Setting up an early game (Hand-size tokens missing, Anti-Swedish
track-marker at wrong end of track).
There
is a lot going on in Great Northern War. It really is a simple game to learn
and play, but it’s strategically deep, with multiple pathways to (a potential)
victory, and the brinksmanship with the trick-leading driver adds a constant
undercurrent of stress. As does the general hand-management required to ensure
you’re not caught out cardless. Taking your opponent’s capitals will reduce their
hand-size (there’s a handy hand-size reminder on the right-hand side of the
board) but taking them and keeping them is harder than you might think. Combat
is swift and often brutal. And every time you want to take an action, even
something as simple as waking up a general and getting him to haul ass to the
neighbouring town or set up a supply dump, there’s a good chance that your
intentions will be frustrated by the turn of a card.
I’m
trying hard not to write a review of the game – I’d feel weird about reviewing
something I was involved in developing, even this tangentially – but I will go
a little further into what I think the game gets right and who it will likely appeal
to.

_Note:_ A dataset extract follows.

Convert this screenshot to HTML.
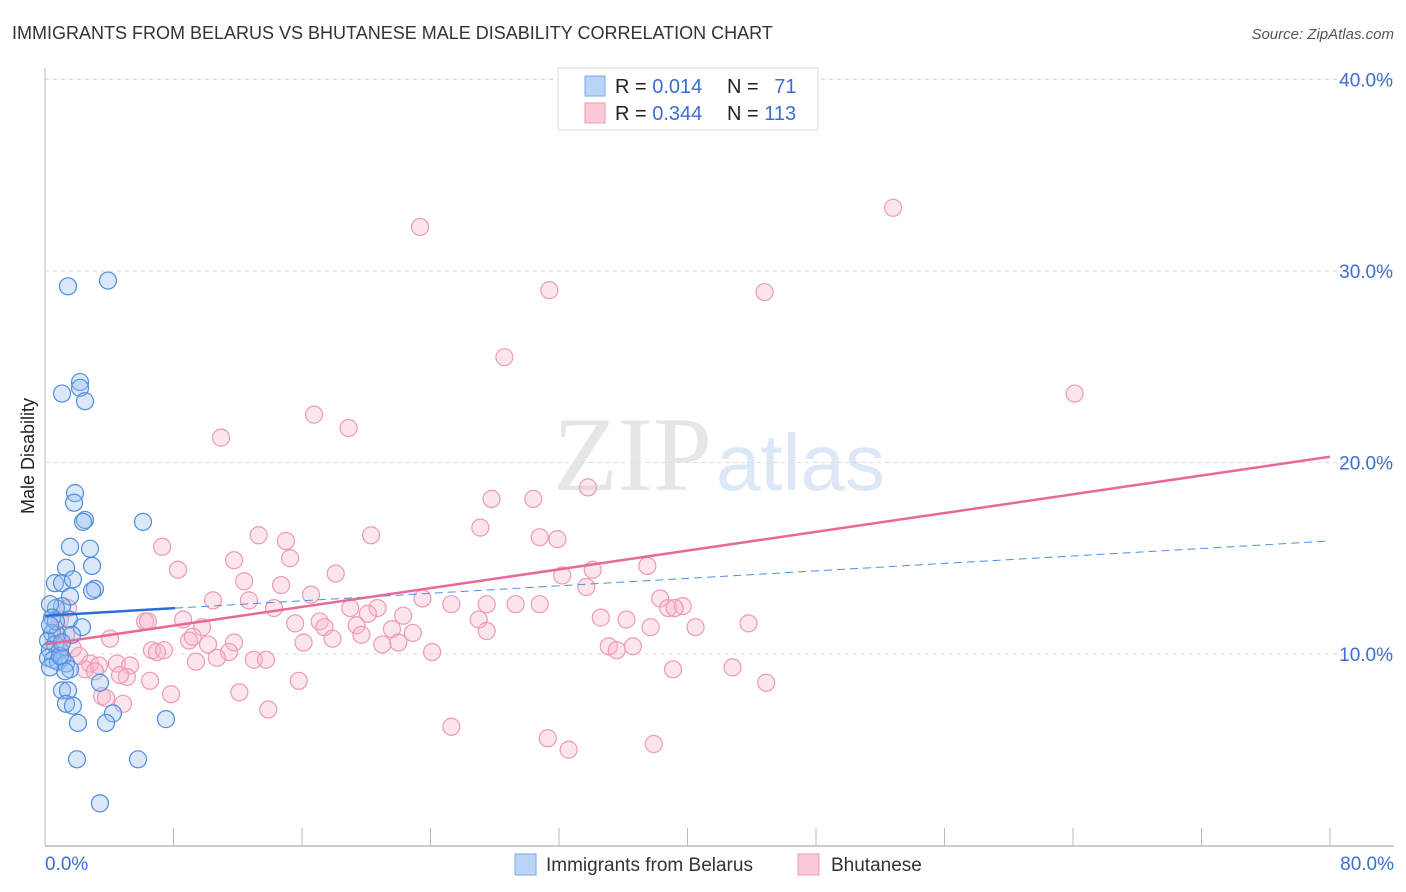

Here I've tried to offer a glimpse at how the game works, in pretty broad brushstrokes. In Part 2, I'll take a deeper look at the game's internal interactions, as well as some of the dumb mistakes I made on the road to learning all of that, and what came out of it in the end.
* This
was all on me. In truth, we replaced the old desktop a month or two before
Christmas, and I’d simply forgotten to install it on the new machine. If You have access to TTS, I believe the playtest module may still be available; search for Great Norther War on Steam.